▶ _WHAT IS REQUIRED_: Pictures aside, quote the whole listing exactly.

▶ _DATASET SECTION_:
● ● ● ● ●

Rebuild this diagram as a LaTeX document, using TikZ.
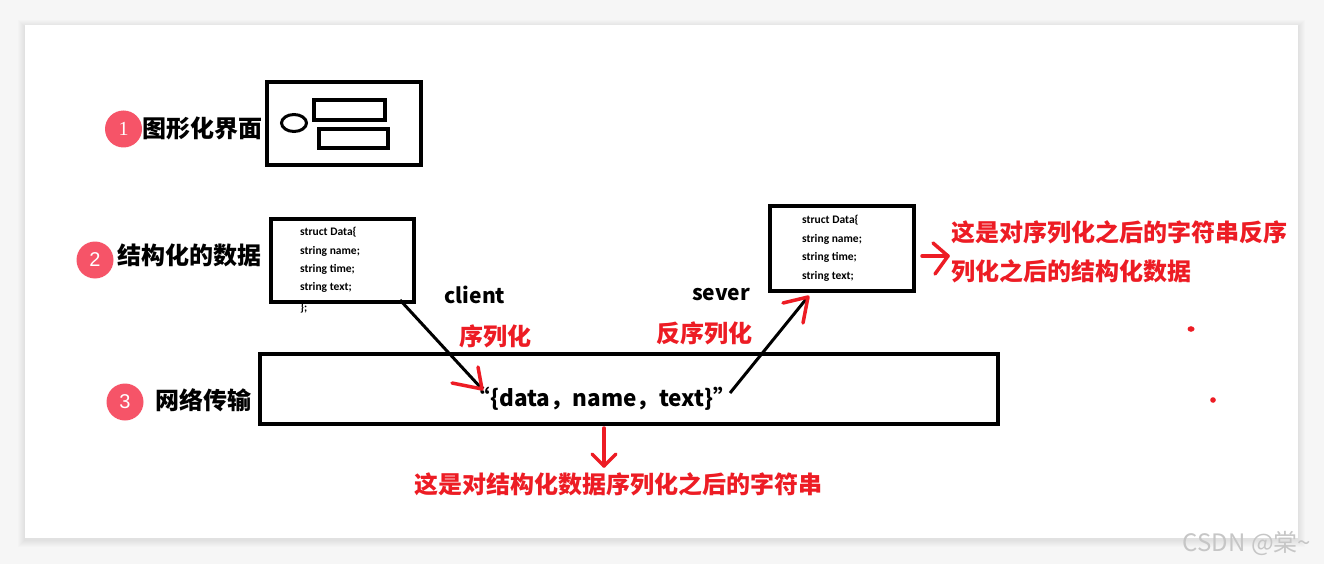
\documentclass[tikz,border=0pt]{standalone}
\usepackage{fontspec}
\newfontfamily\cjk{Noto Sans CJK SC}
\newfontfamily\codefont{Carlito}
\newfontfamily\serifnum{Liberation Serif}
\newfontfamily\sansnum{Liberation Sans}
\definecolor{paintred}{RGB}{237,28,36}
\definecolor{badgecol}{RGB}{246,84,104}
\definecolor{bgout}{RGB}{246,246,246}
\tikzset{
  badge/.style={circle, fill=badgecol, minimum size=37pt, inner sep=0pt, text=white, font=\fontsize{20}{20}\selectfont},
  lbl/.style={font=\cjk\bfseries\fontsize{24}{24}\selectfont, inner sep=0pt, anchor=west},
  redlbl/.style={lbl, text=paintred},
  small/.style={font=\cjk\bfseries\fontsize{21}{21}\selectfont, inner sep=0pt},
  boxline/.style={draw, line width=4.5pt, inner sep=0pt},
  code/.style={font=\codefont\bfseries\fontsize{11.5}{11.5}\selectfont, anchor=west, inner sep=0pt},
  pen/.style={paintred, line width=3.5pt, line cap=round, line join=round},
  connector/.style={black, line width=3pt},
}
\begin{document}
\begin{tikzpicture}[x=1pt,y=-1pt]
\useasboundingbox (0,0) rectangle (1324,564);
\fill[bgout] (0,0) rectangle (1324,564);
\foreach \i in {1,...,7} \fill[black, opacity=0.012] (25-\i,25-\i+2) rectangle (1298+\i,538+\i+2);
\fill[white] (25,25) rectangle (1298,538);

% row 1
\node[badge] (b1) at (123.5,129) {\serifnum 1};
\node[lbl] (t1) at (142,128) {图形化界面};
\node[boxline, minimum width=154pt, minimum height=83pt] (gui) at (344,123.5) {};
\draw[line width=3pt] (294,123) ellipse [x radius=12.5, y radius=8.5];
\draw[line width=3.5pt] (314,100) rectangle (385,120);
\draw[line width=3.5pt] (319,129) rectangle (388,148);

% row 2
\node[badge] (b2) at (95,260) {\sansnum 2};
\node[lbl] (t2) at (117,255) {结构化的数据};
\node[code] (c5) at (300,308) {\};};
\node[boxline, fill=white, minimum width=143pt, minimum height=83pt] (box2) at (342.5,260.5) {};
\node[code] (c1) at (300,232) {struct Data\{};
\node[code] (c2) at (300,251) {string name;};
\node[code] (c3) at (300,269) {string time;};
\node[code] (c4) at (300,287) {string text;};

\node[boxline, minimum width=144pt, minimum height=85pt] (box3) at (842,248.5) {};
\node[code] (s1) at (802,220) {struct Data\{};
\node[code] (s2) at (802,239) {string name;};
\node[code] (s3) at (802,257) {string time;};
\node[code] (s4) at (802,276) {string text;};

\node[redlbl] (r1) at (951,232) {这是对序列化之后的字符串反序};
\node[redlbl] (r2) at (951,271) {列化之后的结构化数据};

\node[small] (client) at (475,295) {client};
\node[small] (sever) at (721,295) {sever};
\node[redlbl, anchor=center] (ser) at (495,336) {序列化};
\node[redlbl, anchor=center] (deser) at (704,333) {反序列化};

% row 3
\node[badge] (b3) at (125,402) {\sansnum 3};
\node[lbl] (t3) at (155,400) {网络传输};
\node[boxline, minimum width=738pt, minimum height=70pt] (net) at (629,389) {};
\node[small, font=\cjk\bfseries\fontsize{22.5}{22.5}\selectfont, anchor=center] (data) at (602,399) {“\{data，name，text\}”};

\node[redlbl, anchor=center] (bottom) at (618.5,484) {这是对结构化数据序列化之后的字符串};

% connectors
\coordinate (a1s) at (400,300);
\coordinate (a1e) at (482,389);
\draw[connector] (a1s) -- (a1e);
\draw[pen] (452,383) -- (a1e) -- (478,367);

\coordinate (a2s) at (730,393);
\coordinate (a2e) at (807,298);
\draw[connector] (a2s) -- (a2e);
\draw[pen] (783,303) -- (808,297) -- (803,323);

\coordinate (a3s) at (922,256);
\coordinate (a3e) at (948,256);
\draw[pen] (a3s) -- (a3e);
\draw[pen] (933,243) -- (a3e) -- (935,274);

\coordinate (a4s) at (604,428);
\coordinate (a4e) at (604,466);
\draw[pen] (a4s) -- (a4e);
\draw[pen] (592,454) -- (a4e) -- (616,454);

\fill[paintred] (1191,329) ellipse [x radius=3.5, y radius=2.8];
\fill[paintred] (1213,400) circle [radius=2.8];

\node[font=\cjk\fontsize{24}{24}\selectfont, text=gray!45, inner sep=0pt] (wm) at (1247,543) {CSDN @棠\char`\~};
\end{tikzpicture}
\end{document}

● ● ● ● ●

▶ _TASK ANSWER_:
Rebuild this diagram as a LaTeX document, using TikZ.
\documentclass[tikz,border=0pt]{standalone}
\usepackage{fontspec}
\newfontfamily\cjk{Noto Sans CJK SC}
\newfontfamily\codefont{Carlito}
\newfontfamily\serifnum{Liberation Serif}
\newfontfamily\sansnum{Liberation Sans}
\definecolor{paintred}{RGB}{237,28,36}
\definecolor{badgecol}{RGB}{246,84,104}
\definecolor{bgout}{RGB}{246,246,246}
\tikzset{
  badge/.style={circle, fill=badgecol, minimum size=37pt, inner sep=0pt, text=white, font=\fontsize{20}{20}\selectfont},
  lbl/.style={font=\cjk\bfseries\fontsize{24}{24}\selectfont, inner sep=0pt, anchor=west},
  redlbl/.style={lbl, text=paintred},
  small/.style={font=\cjk\bfseries\fontsize{21}{21}\selectfont, inner sep=0pt},
  boxline/.style={draw, line width=4.5pt, inner sep=0pt},
  code/.style={font=\codefont\bfseries\fontsize{11.5}{11.5}\selectfont, anchor=west, inner sep=0pt},
  pen/.style={paintred, line width=3.5pt, line cap=round, line join=round},
  connector/.style={black, line width=3pt},
}
\begin{document}
\begin{tikzpicture}[x=1pt,y=-1pt]
\useasboundingbox (0,0) rectangle (1324,564);
\fill[bgout] (0,0) rectangle (1324,564);
\foreach \i in {1,...,7} \fill[black, opacity=0.012] (25-\i,25-\i+2) rectangle (1298+\i,538+\i+2);
\fill[white] (25,25) rectangle (1298,538);

% row 1
\node[badge] (b1) at (123.5,129) {\serifnum 1};
\node[lbl] (t1) at (142,128) {图形化界面};
\node[boxline, minimum width=154pt, minimum height=83pt] (gui) at (344,123.5) {};
\draw[line width=3pt] (294,123) ellipse [x radius=12.5, y radius=8.5];
\draw[line width=3.5pt] (314,100) rectangle (385,120);
\draw[line width=3.5pt] (319,129) rectangle (388,148);

% row 2
\node[badge] (b2) at (95,260) {\sansnum 2};
\node[lbl] (t2) at (117,255) {结构化的数据};
\node[code] (c5) at (300,308) {\};};
\node[boxline, fill=white, minimum width=143pt, minimum height=83pt] (box2) at (342.5,260.5) {};
\node[code] (c1) at (300,232) {struct Data\{};
\node[code] (c2) at (300,251) {string name;};
\node[code] (c3) at (300,269) {string time;};
\node[code] (c4) at (300,287) {string text;};

\node[boxline, minimum width=144pt, minimum height=85pt] (box3) at (842,248.5) {};
\node[code] (s1) at (802,220) {struct Data\{};
\node[code] (s2) at (802,239) {string name;};
\node[code] (s3) at (802,257) {string time;};
\node[code] (s4) at (802,276) {string text;};

\node[redlbl] (r1) at (951,232) {这是对序列化之后的字符串反序};
\node[redlbl] (r2) at (951,271) {列化之后的结构化数据};

\node[small] (client) at (475,295) {client};
\node[small] (sever) at (721,295) {sever};
\node[redlbl, anchor=center] (ser) at (495,336) {序列化};
\node[redlbl, anchor=center] (deser) at (704,333) {反序列化};

% row 3
\node[badge] (b3) at (125,402) {\sansnum 3};
\node[lbl] (t3) at (155,400) {网络传输};
\node[boxline, minimum width=738pt, minimum height=70pt] (net) at (629,389) {};
\node[small, font=\cjk\bfseries\fontsize{22.5}{22.5}\selectfont, anchor=center] (data) at (602,399) {“\{data，name，text\}”};

\node[redlbl, anchor=center] (bottom) at (618.5,484) {这是对结构化数据序列化之后的字符串};

% connectors
\coordinate (a1s) at (400,300);
\coordinate (a1e) at (482,389);
\draw[connector] (a1s) -- (a1e);
\draw[pen] (452,383) -- (a1e) -- (478,367);

\coordinate (a2s) at (730,393);
\coordinate (a2e) at (807,298);
\draw[connector] (a2s) -- (a2e);
\draw[pen] (783,303) -- (808,297) -- (803,323);

\coordinate (a3s) at (922,256);
\coordinate (a3e) at (948,256);
\draw[pen] (a3s) -- (a3e);
\draw[pen] (933,243) -- (a3e) -- (935,274);

\coordinate (a4s) at (604,428);
\coordinate (a4e) at (604,466);
\draw[pen] (a4s) -- (a4e);
\draw[pen] (592,454) -- (a4e) -- (616,454);

\fill[paintred] (1191,329) ellipse [x radius=3.5, y radius=2.8];
\fill[paintred] (1213,400) circle [radius=2.8];

\node[font=\cjk\fontsize{24}{24}\selectfont, text=gray!45, inner sep=0pt] (wm) at (1247,543) {CSDN @棠\char`\~};
\end{tikzpicture}
\end{document}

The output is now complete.